Wireless communication lets robots send and receive commands without a physical cable. This cheat sheet covers Bluetooth and related wireless ideas that matter when building or programming robots. Students need these concepts to understand why a robot may respond slowly, disconnect, or lose data.
It also helps connect robot behavior to real communication limits such as range, interference, and bandwidth.
The core ideas include pairing, addressing, signal strength, latency, data rate, packet loss, and communication protocols. Bluetooth is useful for short-range robot control because it is low power and supported by many phones, laptops, and microcontrollers. Important formulas compare speed, time, distance, data size, and reliability.
Good robot communication design balances range, speed, power use, and safety.
Key Facts
- Latency is the delay between sending and receiving data, and it can be estimated by latency = receive time - send time.
- Data rate describes how fast information is sent, and data rate = data size / transmission time.
- Transmission time can be found with transmission time = data size / data rate.
- Packet loss percent is packet loss percent = lost packets / sent packets x 100.
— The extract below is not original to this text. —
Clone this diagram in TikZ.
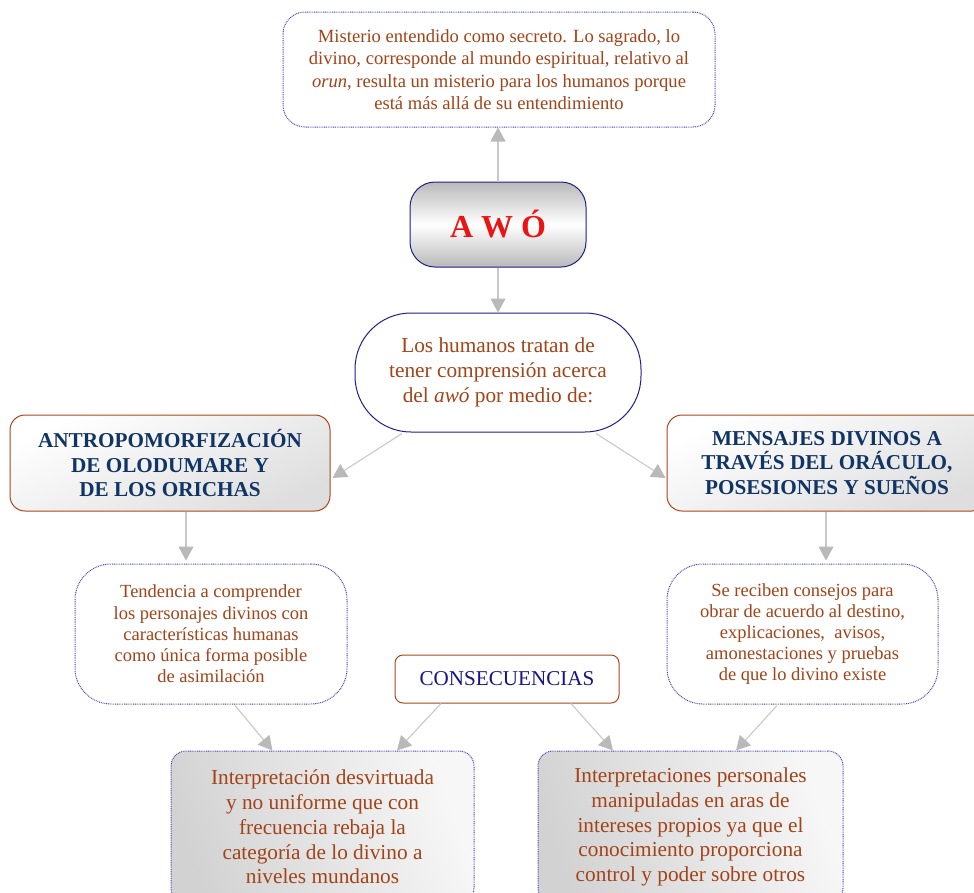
\documentclass[tikz,border=0pt]{standalone}
\usepackage{fontspec}
\setmainfont{Liberation Serif}
\usetikzlibrary{arrows.meta,calc}

\definecolor{txtbrown}{RGB}{163,67,24}
\definecolor{txtnavy}{RGB}{16,52,100}
\definecolor{txtblue}{RGB}{20,20,140}
\definecolor{txtred}{RGB}{235,20,20}
\definecolor{linenavy}{RGB}{30,30,140}
\definecolor{linebrown}{RGB}{170,70,30}
\definecolor{dotblue}{RGB}{70,70,180}
\definecolor{conngray}{RGB}{200,200,200}
\definecolor{headgray}{RGB}{185,185,185}

\begin{document}
\begin{tikzpicture}[x=1pt,y=-1pt,
  box/.style={rectangle, align=center, inner sep=0pt},
  dotbox/.style={box, draw=dotblue, dash pattern=on 0.9pt off 0.9pt, line width=1pt},
  navybox/.style={box, draw=linenavy, line width=1pt},
  brownbox/.style={box, draw=linebrown, line width=1pt},
  bodytext/.style={text=txtbrown, font=\fontsize{18.5}{21.2}\selectfont},
  bigtext/.style={text=txtbrown, font=\fontsize{21.3}{24.8}\selectfont},
  headtext/.style={text=txtnavy, font=\fontsize{21.2}{24.5}\selectfont\bfseries},
  conn/.style={draw=conngray, line width=1.1pt,
    -{Triangle[length=14pt,width=15pt,color=headgray,fill=headgray]}}
]
\useasboundingbox (0,0) rectangle (974,892);

% top definition box
\node[dotbox, rounded corners=22pt, fill=white, minimum width=432pt, minimum height=115pt,
      text=txtbrown, font=\fontsize{18.6}{22.3}\selectfont] (misterio) at (499,69.5)
  {Misterio entendido como secreto. Lo sagrado, lo\\
   divino, corresponde al mundo espiritual, relativo al\\
   \textit{orun}, resulta un misterio para los humanos porque\\
   está más allá de su entendimiento};

% central concept
\node[navybox, rounded corners=25pt, minimum width=176pt, minimum height=85pt,
      top color=gray!55, bottom color=gray!55, middle color=white,
      text=txtred, font=\fontsize{32}{38}\selectfont\bfseries] (awo) at (498,224.5) {A W Ó};

\node[navybox, rounded corners=56pt, fill=white, minimum width=286pt, minimum height=119pt,
      bigtext] (humanos) at (498,372.5)
  {Los humanos tratan de\\ tener comprensión acerca\\ del \textit{awó} por medio de:};

% the two ways
\node[brownbox, rounded corners=15pt, minimum width=320pt, minimum height=96pt,
      top color=white, bottom color=gray!26, shading angle=25, headtext] (antro) at (170,463)
  {ANTROPOMORFIZACIÓN\\ DE OLODUMARE Y\\ DE LOS ORICHAS};

\node[brownbox, rounded corners=15pt, minimum width=320pt, minimum height=96pt,
      top color=white, bottom color=gray!26, shading angle=25, headtext] (mens) at (827,463)
  {MENSAJES DIVINOS A\\ TRAVÉS DEL ORÁCULO,\\ POSESIONES Y SUEÑOS};

% explanations
\node[dotbox, rounded corners=36pt, fill=white, minimum width=272pt, minimum height=140pt,
      bodytext] (tend) at (211,634)
  {Tendencia a comprender\\ los personajes divinos con\\ características humanas\\
   como única forma posible\\ de asimilación};

\node[dotbox, rounded corners=36pt, fill=white, minimum width=271pt, minimum height=140pt,
      bodytext] (recib) at (802.5,634)
  {Se reciben consejos para\\ obrar de acuerdo al destino,\\ explicaciones,\ \ avisos,\\
   amonestaciones y pruebas\\ de que lo divino existe};

\node[brownbox, rounded corners=8pt, fill=white, minimum width=224pt, minimum height=48pt,
      text=txtblue, font=\fontsize{21.1}{25}\selectfont] (consec) at (507,679) {CONSECUENCIAS};

% consequences
\node[dotbox, rounded corners=15pt, minimum width=303pt, minimum height=152pt,
      left color=gray!35, right color=gray!6, shading angle=110, bigtext] (interpA) at (322.5,827)
  {Interpretación desvirtuada\\ y no uniforme que con\\ frecuencia rebaja la\\
   categoría de lo divino a\\ niveles mundanos};

\node[dotbox, rounded corners=15pt, minimum width=305pt, minimum height=152pt,
      left color=gray!35, right color=gray!6, shading angle=110, bigtext] (interpB) at (690.5,827)
  {Interpretaciones personales\\ manipuladas en aras de\\ intereses propios ya que el\\
   conocimiento proporciona\\ control y poder sobre otros};

% connectors
\draw[conn] (awo.north) -- (misterio.south -| awo.north);
\draw[conn] (awo.south) -- (humanos.north);
\draw[conn] ($(humanos.south)+(-96,1)$) -- ($(antro.east)+(2,15)$);
\draw[conn] ($(humanos.south)+(98,1)$) -- ($(mens.west)+(-1,15)$);
\draw[conn] ($(antro.south)+(16,0)$) -- ($(tend.north)+(-25,-3)$);
\draw[conn] ($(mens.south)+(-1,0)$) -- ($(recib.north)+(23.5,-3)$);
\draw[conn] ($(tend.south)+(24,1)$) -- ($(interpA.north)+(-50,0)$);
\draw[conn] ($(consec.south)+(-66,0)$) -- ($(interpA.north)+(74.5,0)$);
\draw[conn] ($(consec.south)+(64,0)$) -- ($(interpB.north)+(-77.5,0)$);
\draw[conn] ($(recib.south)+(-25.5,1)$) -- ($(interpB.north)+(45.5,0)$);
\end{tikzpicture}
\end{document}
- Signal strength usually decreases as distance increases, so a robot farther from the controller is more likely to lose connection.
- Bluetooth pairing creates a trusted connection between two devices before regular data exchange begins.
- A robot control packet often includes a device address, command, value, and error-checking data.
- Reliable wireless robot control requires matching command speed to the robot task, because high-speed movement needs low latency and fewer lost packets.
Vocabulary
- Bluetooth
- Bluetooth is a short-range wireless communication technology used to exchange data between nearby devices.
- Pairing
- Pairing is the process of connecting two wireless devices so they recognize and trust each other.
- Latency
- Latency is the time delay between when a signal is sent and when it is received or acted on.
- Bandwidth
- Bandwidth is the maximum amount of data that a communication link can carry per second.
- Packet
- A packet is a small bundle of digital data sent across a network or wireless connection.
- Interference
- Interference is unwanted signal noise from other devices or obstacles that can weaken or disrupt communication.
Common Mistakes to Avoid
- Confusing Bluetooth with Wi-Fi is wrong because Bluetooth is usually shorter range, lower power, and lower bandwidth than Wi-Fi.
- Ignoring latency is wrong because a robot may keep moving for a short time after a stop command is sent, which can create unsafe behavior.
- Sending too much data too quickly is wrong because the wireless link has a limited data rate and packets may be delayed or dropped.
- Assuming signal strength is constant is wrong because distance, walls, metal objects, batteries, and other radios can change connection quality.
- Forgetting error checking is wrong because a corrupted command could make the robot perform the wrong action.
Practice Questions
- 1 A robot receives a command 0.18 seconds after it is sent. What is the communication latency?
- 2 A sensor sends 2400 bits of data in 0.6 seconds. What is the data rate in bits per second?
- 3 A robot controller sends 500 packets and 20 packets are lost. What is the packet loss percent?
- 4 A robot works well near the controller but becomes jerky across the room. Explain two wireless communication reasons this could happen.